David Ball: Justice, nuclear safety on the side of Ukraine

Ukrainian President Volodymyr Zelenskyy answers media questions during his press conference in Kyiv, Ukraine, Sunday Feb. 25, 2024.

Ukrainian President Volodymyr Zelenskyy answers media questions during his press conference in Kyiv, Ukraine, Sunday Feb. 25, 2024. AP PHOTO/EVGENIY MALOLETKA

Published: 02-26-2024 6:14 PM

Modified: 02-26-2024 6:14 PM


Three things stood out for me in Martin Schotz’s guest Column on Ukraine [“Rethinking U.S. interests on anniversary of war in Ukraine,” Gazette, Feb. 23]. First, the oddity of seeing someone who is presumably a liberal pacifist taking the same position today (not in the past) as Putin’s friend Donald Trump and the latter’s lackey Mike Johnson. To put it simply: stop helping Ukraine and let Putin “negotiate” a deal giving the country to Putin. Second, the use of words as smokescreens.
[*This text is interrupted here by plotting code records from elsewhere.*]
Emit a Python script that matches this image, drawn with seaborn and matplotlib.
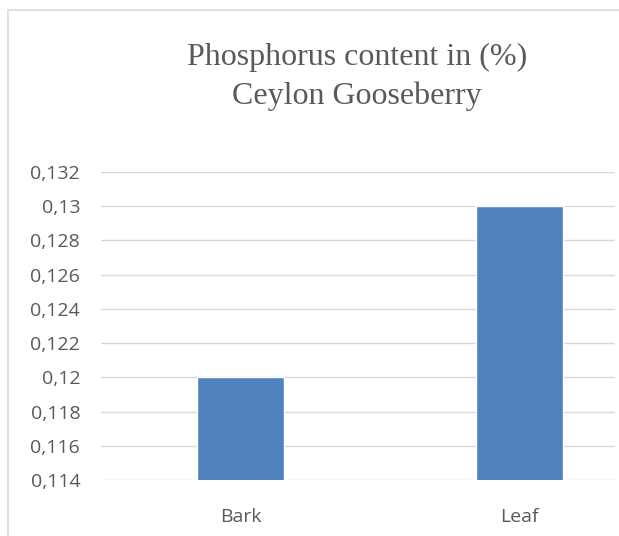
import matplotlib
matplotlib.use("Agg")
import matplotlib.pyplot as plt
import matplotlib.ticker as mticker
import matplotlib.patches as mpatches
import seaborn as sns
import numpy as np
import pandas as pd

parts = ["Bark", "Leaf"]
phosphorus = [0.12, 0.13]
y_ticks = [0.114, 0.116, 0.118, 0.120, 0.122, 0.124, 0.126, 0.128, 0.130, 0.132]
title_lines = ["Phosphorus content in (%)", "Ceylon Gooseberry"]

BAR_COLOR = "#4F81BD"
GRID_COLOR = "#D9D9D9"
TEXT_COLOR = "#595959"

df = pd.DataFrame({"part": parts, "phosphorus": phosphorus})

sns.set_style("white")
W, H = 619, 536
fig = plt.figure(figsize=(W / 100, H / 100), dpi=100)

# chart frame (Excel style border, cut off on the right and bottom)
frame = mpatches.Rectangle((8 / W, -0.1), 1.2, (H - 10) / H + 0.1,
                           transform=fig.transFigure, fill=False,
                           edgecolor=GRID_COLOR, linewidth=1.2)
fig.patches.append(frame)

left, right, top, bottom = 101, 615, 172, 480
ax = fig.add_axes([left / W, (H - bottom) / H, (right - left) / W, (bottom - top) / H])

sns.barplot(data=df, x="part", y="phosphorus", color=BAR_COLOR, width=0.31,
            saturation=1, ax=ax, zorder=3)

ax.set_ylim(0.114, 0.132)
ax.set_xlim(-0.5, -0.5 + (right - left) / 279)
ax.set_yticks(y_ticks)


def comma_fmt(v, pos):
    s = f"{v:.3f}".rstrip("0")
    return s.replace(".", ",")


ax.yaxis.set_major_formatter(mticker.FuncFormatter(comma_fmt))
ax.grid(axis="y", color=GRID_COLOR, linewidth=1, zorder=0)
ax.set_axisbelow(True)
for sp in ax.spines.values():
    sp.set_visible(False)
ax.tick_params(axis="both", length=0, labelsize=14, colors=TEXT_COLOR)
ax.tick_params(axis="y", pad=15)
ax.tick_params(axis="x", pad=20)
for lab in ax.get_xticklabels() + ax.get_yticklabels():
    lab.set_fontfamily("Open Sans")
ax.set_xlabel("")
ax.set_ylabel("")

for i, (line, ypix) in enumerate(zip(title_lines, [57, 96])):
    fig.text(357 / W, 1 - ypix / H, line, ha="center", va="center",
             fontsize=23, color=TEXT_COLOR, family="Liberation Serif")

fig.savefig("out.png", dpi=100)
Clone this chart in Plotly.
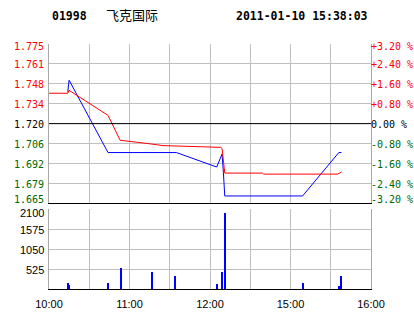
import plotly.graph_objects as go

# ---------------- data ----------------
code = "01998"
name = "飞克国际"
stamp = "2011-01-10 15:38:03"
prev_close = 1.720

price_times = ["10:14", "10:15", "10:44", "11:35", "12:05", "12:09", "12:10", "12:11", "15:09", "15:36", "15:38"]
price_vals = [1.742, 1.750, 1.700, 1.700, 1.690, 1.699, 1.686, 1.670, 1.670, 1.700, 1.700]

avg_times = ["10:00", "10:14", "10:15", "10:44", "10:53", "11:01", "11:14", "11:25", "11:50", "12:08",
             "12:09", "12:11", "14:39", "14:40", "15:35", "15:38"]
avg_vals = [1.741, 1.741, 1.743, 1.7257, 1.7085, 1.7078, 1.7062, 1.7048, 1.7039, 1.7036,
            1.7027, 1.6858, 1.6858, 1.6851, 1.6851, 1.6865]

vol_times = ["10:14", "10:15", "10:44", "10:54", "11:17", "11:34", "12:05", "12:09", "12:11", "15:09", "15:36", "15:38"]
vol_vals = [142, 88, 142, 545, 437, 330, 115, 437, 1992, 142, 62, 330]

price_ticktext = ["1.665", "1.679", "1.692", "1.706", "1.720", "1.734", "1.748", "1.761", "1.775"]
pct_ticktext = ["-3.20 %", "-2.40 %", "-1.60 %", "-0.80 %", "0.00 %", "+0.80 %", "+1.60 %", "+2.40 %", "+3.20 %"]
vol_tickvals = [525, 1050, 1575, 2100]
vol_ticktext = ["525", "1050", "1575", "2100"]
time_tickvals = ["10:00", "10:30", "11:00", "11:30", "12:00", "12:30", "15:00", "15:30", "16:00"]
time_ticktext = ["10:00", "", "11:00", "", "12:00", "", "15:00", "", "16:00"]


def session_min(t):
    h, m = map(int, t.split(":"))
    mins = h * 60 + m
    if mins <= 12 * 60 + 30:
        return mins - 600
    return mins - (14 * 60 + 30) + 150


px_ = [session_min(t) for t in price_times]
ax_ = [session_min(t) for t in avg_times]
vx_ = [session_min(t) for t in vol_times]
tx_ = [session_min(t) for t in time_tickvals]

steps = [-4, -3, -2, -1, 0, 1, 2, 3, 4]
price_tickvals = [prev_close * (1 + 0.008 * k) for k in steps]
RED, GREEN, BLACK = "#FF0000", "#006600", "#000000"


def col(k):
    return RED if k > 0 else (GREEN if k < 0 else BLACK)


GRID = "#C0C0C0"
BORDER = "#A8A8A8"

fig = go.Figure()
fig.add_trace(go.Scatter(x=px_, y=price_vals, mode="lines", line=dict(color="#0000FF", width=1),
                         xaxis="x", yaxis="y", showlegend=False))
fig.add_trace(go.Scatter(x=ax_, y=avg_vals, mode="lines", line=dict(color=RED, width=1),
                         xaxis="x", yaxis="y", showlegend=False))
fig.add_trace(go.Bar(x=vx_, y=vol_vals, width=0.8, marker=dict(color="#0000FF", line=dict(width=0)),
                     xaxis="x2", yaxis="y3", showlegend=False))

fig.add_shape(type="line", xref="x", yref="y", x0=0, x1=240, y0=prev_close, y1=prev_close,
              line=dict(color="black", width=1))

pdom = [0.35, 1.0]
vdom = [0.0, 0.3245]
xr = [0, 240]
fig.update_layout(
    width=414, height=314,
    margin=dict(l=49, r=43, t=44, b=25, autoexpand=False),
    paper_bgcolor="white", plot_bgcolor="white",
    bargap=0,
    xaxis=dict(domain=[0, 1], range=xr, anchor="y", tickvals=tx_, showticklabels=False,
               showgrid=True, gridcolor=GRID, gridwidth=1, zeroline=False, automargin=False,
               showline=True, linecolor="black", linewidth=1, ticks=""),
    yaxis=dict(domain=pdom, range=[price_tickvals[0], price_tickvals[-1]], tickvals=price_tickvals,
               showticklabels=False,
               showgrid=True, gridcolor=GRID, zeroline=False, showline=True, linecolor=BORDER,
               mirror=True, ticks="", side="left", automargin=False),
    xaxis2=dict(domain=[0, 1], range=xr, anchor="y3", tickvals=tx_, ticktext=time_ticktext,
                tickfont=dict(family="Liberation Sans", size=11, color="black"),
                showgrid=True, gridcolor=GRID, zeroline=False, ticklabelstandoff=5, automargin=False,
                showline=True, linecolor="black", linewidth=1, ticks=""),
    yaxis3=dict(domain=vdom, range=[0, 2100], tickvals=vol_tickvals, showticklabels=False,
                showgrid=True, gridcolor=GRID, zeroline=False, showline=True, linecolor=BORDER,
                mirror=True, ticks="", automargin=False),
)

# price (left) and percent (right) labels, kept inside the price panel
for i, (k, v) in enumerate(zip(steps, price_tickvals)):
    ys = 4 if i == 0 else (-2 if i == len(steps) - 1 else -1)
    fig.add_annotation(x=0, y=v, xref="paper", yref="y", text=price_ticktext[i], showarrow=False,
                       xanchor="right", yanchor="middle", xshift=-4, yshift=ys, borderpad=0,
                       font=dict(family="DejaVu Sans Mono", size=10, color=col(k)))
    fig.add_annotation(x=1, y=v, xref="paper", yref="y", text=pct_ticktext[i], showarrow=False,
                       xanchor="left", yanchor="middle", xshift=-1, yshift=ys, borderpad=0,
                       font=dict(family="DejaVu Sans Mono", size=10, color=col(k)))

# volume labels
for i, (v, t) in enumerate(zip(vol_tickvals, vol_ticktext)):
    ys = -4 if i == len(vol_tickvals) - 1 else -1
    fig.add_annotation(x=0, y=v, xref="paper", yref="y3", text=t, showarrow=False,
                       xanchor="right", yanchor="middle", xshift=-4, yshift=ys, borderpad=0,
                       font=dict(family="Liberation Sans", size=11, color="black"))

hdr_y = 1 + (44 - 16) / 245
fig.add_annotation(x=(50 - 49) / 322, y=hdr_y, xref="paper", yref="paper", text=f"<b>{code}</b>",
                   showarrow=False, xanchor="left", yanchor="middle",
                   font=dict(family="DejaVu Sans Mono", size=11.5, color="black"))
fig.add_annotation(x=(104 - 49) / 322, y=1 + (44 - 14.5) / 245, xref="paper", yref="paper", text=name,
                   showarrow=False, xanchor="left", yanchor="middle",
                   font=dict(family="Noto Sans CJK SC", size=13, color="black"))
fig.add_annotation(x=(370 - 49) / 322, y=hdr_y, xref="paper", yref="paper", text=f"<b>{stamp}</b>",
                   showarrow=False, xanchor="right", yanchor="middle",
                   font=dict(family="DejaVu Sans Mono", size=11.5, color="black"))

fig.write_html("out.html")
Russia’s invasion of a smaller, weaker neighbor is called “Russia’s military operations.” Putin first called the invasion a “special military operation.” Third, the inversion of reality: the writer thinks the threat of nuclear war is becoming greater as Ukraine resists Russian invasion. The opposite is true. If a nuclear power can blackmail a weaker neighbor into submission —sorry, “negotiation” — by invading it, then China and North Korea could do the same. In that case, why wouldn’t China invade Taiwan and North Korea invade South Korea? And then we would have a far greater risk of nuclear war: the United States would not just stand by and watch. Ukraine’s resistance is actually lessening the risk of nuclear war. The writer says he is a member of the Traprock Center for Peace and Justice. But justice is firmly on the side of Ukraine, not Russia.